__Data excerpt__:
-- begin --

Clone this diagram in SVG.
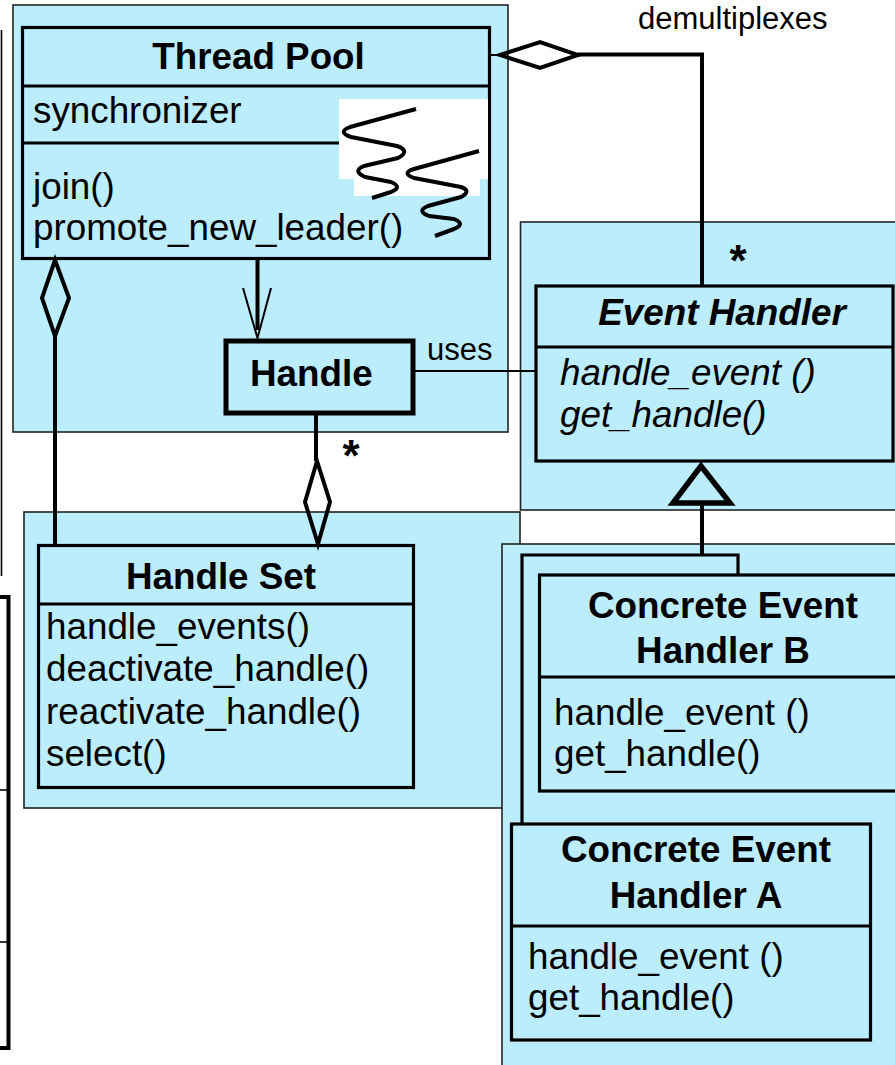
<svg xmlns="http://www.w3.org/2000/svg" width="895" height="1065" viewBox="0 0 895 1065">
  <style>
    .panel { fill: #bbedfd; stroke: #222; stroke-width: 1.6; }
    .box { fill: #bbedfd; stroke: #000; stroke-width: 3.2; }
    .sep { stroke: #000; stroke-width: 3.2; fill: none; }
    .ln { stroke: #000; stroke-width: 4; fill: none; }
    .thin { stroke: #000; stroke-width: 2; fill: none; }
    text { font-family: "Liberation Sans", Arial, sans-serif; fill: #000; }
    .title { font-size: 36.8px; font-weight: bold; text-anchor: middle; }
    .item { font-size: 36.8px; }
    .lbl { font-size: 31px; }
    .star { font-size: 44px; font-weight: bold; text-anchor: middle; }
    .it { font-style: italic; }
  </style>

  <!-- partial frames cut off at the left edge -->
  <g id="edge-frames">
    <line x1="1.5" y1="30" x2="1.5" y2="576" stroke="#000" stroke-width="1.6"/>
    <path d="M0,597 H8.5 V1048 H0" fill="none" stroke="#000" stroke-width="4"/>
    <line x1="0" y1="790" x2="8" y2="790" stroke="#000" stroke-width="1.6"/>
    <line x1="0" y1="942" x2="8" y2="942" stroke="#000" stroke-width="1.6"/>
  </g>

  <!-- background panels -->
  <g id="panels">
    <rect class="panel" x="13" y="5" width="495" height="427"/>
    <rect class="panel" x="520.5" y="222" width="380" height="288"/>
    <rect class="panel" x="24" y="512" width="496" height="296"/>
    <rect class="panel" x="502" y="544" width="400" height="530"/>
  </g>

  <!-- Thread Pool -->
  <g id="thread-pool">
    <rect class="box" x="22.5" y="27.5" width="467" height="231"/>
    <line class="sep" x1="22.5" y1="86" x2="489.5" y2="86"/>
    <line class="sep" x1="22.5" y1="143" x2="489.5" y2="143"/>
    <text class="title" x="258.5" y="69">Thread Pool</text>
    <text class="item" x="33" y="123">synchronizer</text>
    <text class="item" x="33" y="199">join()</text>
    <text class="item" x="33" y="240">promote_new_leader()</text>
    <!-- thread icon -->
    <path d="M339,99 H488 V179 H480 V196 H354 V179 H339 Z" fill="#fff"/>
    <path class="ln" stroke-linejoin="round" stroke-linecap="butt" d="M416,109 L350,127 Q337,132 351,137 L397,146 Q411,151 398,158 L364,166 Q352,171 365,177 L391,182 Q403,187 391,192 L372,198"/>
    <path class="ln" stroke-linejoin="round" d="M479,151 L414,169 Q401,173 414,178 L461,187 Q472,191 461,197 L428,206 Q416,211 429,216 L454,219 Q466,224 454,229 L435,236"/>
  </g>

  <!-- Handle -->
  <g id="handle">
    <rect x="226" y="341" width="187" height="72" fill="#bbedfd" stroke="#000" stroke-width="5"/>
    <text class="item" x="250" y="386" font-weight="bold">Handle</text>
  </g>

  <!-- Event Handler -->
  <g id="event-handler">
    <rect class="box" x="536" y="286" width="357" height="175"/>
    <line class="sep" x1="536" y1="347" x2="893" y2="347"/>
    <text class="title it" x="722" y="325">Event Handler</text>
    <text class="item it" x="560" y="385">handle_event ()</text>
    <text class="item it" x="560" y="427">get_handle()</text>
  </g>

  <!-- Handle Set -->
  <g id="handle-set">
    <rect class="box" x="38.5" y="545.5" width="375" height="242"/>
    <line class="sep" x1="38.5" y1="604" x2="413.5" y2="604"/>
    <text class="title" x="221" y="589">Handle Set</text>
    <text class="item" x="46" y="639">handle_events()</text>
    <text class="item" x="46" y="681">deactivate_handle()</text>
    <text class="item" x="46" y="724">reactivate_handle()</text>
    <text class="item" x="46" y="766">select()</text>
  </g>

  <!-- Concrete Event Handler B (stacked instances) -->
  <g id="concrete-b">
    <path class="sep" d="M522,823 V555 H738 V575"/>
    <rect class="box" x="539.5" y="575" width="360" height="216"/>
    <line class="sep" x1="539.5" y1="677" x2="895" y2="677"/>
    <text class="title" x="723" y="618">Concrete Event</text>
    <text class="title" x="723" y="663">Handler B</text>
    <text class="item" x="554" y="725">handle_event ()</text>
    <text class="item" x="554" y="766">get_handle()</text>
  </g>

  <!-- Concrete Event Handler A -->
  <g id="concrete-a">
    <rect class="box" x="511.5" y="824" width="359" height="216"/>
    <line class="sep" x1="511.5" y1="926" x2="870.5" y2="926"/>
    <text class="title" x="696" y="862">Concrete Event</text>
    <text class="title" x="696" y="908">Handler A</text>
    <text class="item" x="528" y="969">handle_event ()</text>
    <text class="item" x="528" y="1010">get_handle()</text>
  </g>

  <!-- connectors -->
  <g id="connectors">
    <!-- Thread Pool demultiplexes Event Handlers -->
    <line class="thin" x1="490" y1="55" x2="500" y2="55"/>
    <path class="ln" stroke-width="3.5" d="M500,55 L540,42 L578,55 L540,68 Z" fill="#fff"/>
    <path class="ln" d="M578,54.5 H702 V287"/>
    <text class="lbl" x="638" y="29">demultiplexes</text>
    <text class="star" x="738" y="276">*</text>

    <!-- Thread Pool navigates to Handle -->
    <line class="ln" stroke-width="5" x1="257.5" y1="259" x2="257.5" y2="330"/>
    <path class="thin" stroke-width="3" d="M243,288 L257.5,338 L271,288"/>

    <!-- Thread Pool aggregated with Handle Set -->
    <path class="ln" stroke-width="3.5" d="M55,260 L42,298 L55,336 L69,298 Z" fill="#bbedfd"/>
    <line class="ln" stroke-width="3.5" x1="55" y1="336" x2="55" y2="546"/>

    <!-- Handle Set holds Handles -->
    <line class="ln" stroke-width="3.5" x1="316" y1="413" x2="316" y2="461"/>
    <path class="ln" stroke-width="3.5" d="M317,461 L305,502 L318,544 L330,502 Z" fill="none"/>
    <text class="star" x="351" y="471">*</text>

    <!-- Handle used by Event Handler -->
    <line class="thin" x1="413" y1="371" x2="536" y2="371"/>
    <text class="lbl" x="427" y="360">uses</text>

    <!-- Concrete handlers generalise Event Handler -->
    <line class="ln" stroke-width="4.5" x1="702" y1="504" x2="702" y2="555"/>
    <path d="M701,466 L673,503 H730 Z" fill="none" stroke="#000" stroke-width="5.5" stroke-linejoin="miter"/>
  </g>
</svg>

-- end --

__Set problem__: Print out the lines exactly, skipping any picture.

__Reply__:
Clone this diagram in SVG.
<svg xmlns="http://www.w3.org/2000/svg" width="895" height="1065" viewBox="0 0 895 1065">
  <style>
    .panel { fill: #bbedfd; stroke: #222; stroke-width: 1.6; }
    .box { fill: #bbedfd; stroke: #000; stroke-width: 3.2; }
    .sep { stroke: #000; stroke-width: 3.2; fill: none; }
    .ln { stroke: #000; stroke-width: 4; fill: none; }
    .thin { stroke: #000; stroke-width: 2; fill: none; }
    text { font-family: "Liberation Sans", Arial, sans-serif; fill: #000; }
    .title { font-size: 36.8px; font-weight: bold; text-anchor: middle; }
    .item { font-size: 36.8px; }
    .lbl { font-size: 31px; }
    .star { font-size: 44px; font-weight: bold; text-anchor: middle; }
    .it { font-style: italic; }
  </style>

  <!-- partial frames cut off at the left edge -->
  <g id="edge-frames">
    <line x1="1.5" y1="30" x2="1.5" y2="576" stroke="#000" stroke-width="1.6"/>
    <path d="M0,597 H8.5 V1048 H0" fill="none" stroke="#000" stroke-width="4"/>
    <line x1="0" y1="790" x2="8" y2="790" stroke="#000" stroke-width="1.6"/>
    <line x1="0" y1="942" x2="8" y2="942" stroke="#000" stroke-width="1.6"/>
  </g>

  <!-- background panels -->
  <g id="panels">
    <rect class="panel" x="13" y="5" width="495" height="427"/>
    <rect class="panel" x="520.5" y="222" width="380" height="288"/>
    <rect class="panel" x="24" y="512" width="496" height="296"/>
    <rect class="panel" x="502" y="544" width="400" height="530"/>
  </g>

  <!-- Thread Pool -->
  <g id="thread-pool">
    <rect class="box" x="22.5" y="27.5" width="467" height="231"/>
    <line class="sep" x1="22.5" y1="86" x2="489.5" y2="86"/>
    <line class="sep" x1="22.5" y1="143" x2="489.5" y2="143"/>
    <text class="title" x="258.5" y="69">Thread Pool</text>
    <text class="item" x="33" y="123">synchronizer</text>
    <text class="item" x="33" y="199">join()</text>
    <text class="item" x="33" y="240">promote_new_leader()</text>
    <!-- thread icon -->
    <path d="M339,99 H488 V179 H480 V196 H354 V179 H339 Z" fill="#fff"/>
    <path class="ln" stroke-linejoin="round" stroke-linecap="butt" d="M416,109 L350,127 Q337,132 351,137 L397,146 Q411,151 398,158 L364,166 Q352,171 365,177 L391,182 Q403,187 391,192 L372,198"/>
    <path class="ln" stroke-linejoin="round" d="M479,151 L414,169 Q401,173 414,178 L461,187 Q472,191 461,197 L428,206 Q416,211 429,216 L454,219 Q466,224 454,229 L435,236"/>
  </g>

  <!-- Handle -->
  <g id="handle">
    <rect x="226" y="341" width="187" height="72" fill="#bbedfd" stroke="#000" stroke-width="5"/>
    <text class="item" x="250" y="386" font-weight="bold">Handle</text>
  </g>

  <!-- Event Handler -->
  <g id="event-handler">
    <rect class="box" x="536" y="286" width="357" height="175"/>
    <line class="sep" x1="536" y1="347" x2="893" y2="347"/>
    <text class="title it" x="722" y="325">Event Handler</text>
    <text class="item it" x="560" y="385">handle_event ()</text>
    <text class="item it" x="560" y="427">get_handle()</text>
  </g>

  <!-- Handle Set -->
  <g id="handle-set">
    <rect class="box" x="38.5" y="545.5" width="375" height="242"/>
    <line class="sep" x1="38.5" y1="604" x2="413.5" y2="604"/>
    <text class="title" x="221" y="589">Handle Set</text>
    <text class="item" x="46" y="639">handle_events()</text>
    <text class="item" x="46" y="681">deactivate_handle()</text>
    <text class="item" x="46" y="724">reactivate_handle()</text>
    <text class="item" x="46" y="766">select()</text>
  </g>

  <!-- Concrete Event Handler B (stacked instances) -->
  <g id="concrete-b">
    <path class="sep" d="M522,823 V555 H738 V575"/>
    <rect class="box" x="539.5" y="575" width="360" height="216"/>
    <line class="sep" x1="539.5" y1="677" x2="895" y2="677"/>
    <text class="title" x="723" y="618">Concrete Event</text>
    <text class="title" x="723" y="663">Handler B</text>
    <text class="item" x="554" y="725">handle_event ()</text>
    <text class="item" x="554" y="766">get_handle()</text>
  </g>

  <!-- Concrete Event Handler A -->
  <g id="concrete-a">
    <rect class="box" x="511.5" y="824" width="359" height="216"/>
    <line class="sep" x1="511.5" y1="926" x2="870.5" y2="926"/>
    <text class="title" x="696" y="862">Concrete Event</text>
    <text class="title" x="696" y="908">Handler A</text>
    <text class="item" x="528" y="969">handle_event ()</text>
    <text class="item" x="528" y="1010">get_handle()</text>
  </g>

  <!-- connectors -->
  <g id="connectors">
    <!-- Thread Pool demultiplexes Event Handlers -->
    <line class="thin" x1="490" y1="55" x2="500" y2="55"/>
    <path class="ln" stroke-width="3.5" d="M500,55 L540,42 L578,55 L540,68 Z" fill="#fff"/>
    <path class="ln" d="M578,54.5 H702 V287"/>
    <text class="lbl" x="638" y="29">demultiplexes</text>
    <text class="star" x="738" y="276">*</text>

    <!-- Thread Pool navigates to Handle -->
    <line class="ln" stroke-width="5" x1="257.5" y1="259" x2="257.5" y2="330"/>
    <path class="thin" stroke-width="3" d="M243,288 L257.5,338 L271,288"/>

    <!-- Thread Pool aggregated with Handle Set -->
    <path class="ln" stroke-width="3.5" d="M55,260 L42,298 L55,336 L69,298 Z" fill="#bbedfd"/>
    <line class="ln" stroke-width="3.5" x1="55" y1="336" x2="55" y2="546"/>

    <!-- Handle Set holds Handles -->
    <line class="ln" stroke-width="3.5" x1="316" y1="413" x2="316" y2="461"/>
    <path class="ln" stroke-width="3.5" d="M317,461 L305,502 L318,544 L330,502 Z" fill="none"/>
    <text class="star" x="351" y="471">*</text>

    <!-- Handle used by Event Handler -->
    <line class="thin" x1="413" y1="371" x2="536" y2="371"/>
    <text class="lbl" x="427" y="360">uses</text>

    <!-- Concrete handlers generalise Event Handler -->
    <line class="ln" stroke-width="4.5" x1="702" y1="504" x2="702" y2="555"/>
    <path d="M701,466 L673,503 H730 Z" fill="none" stroke="#000" stroke-width="5.5" stroke-linejoin="miter"/>
  </g>
</svg>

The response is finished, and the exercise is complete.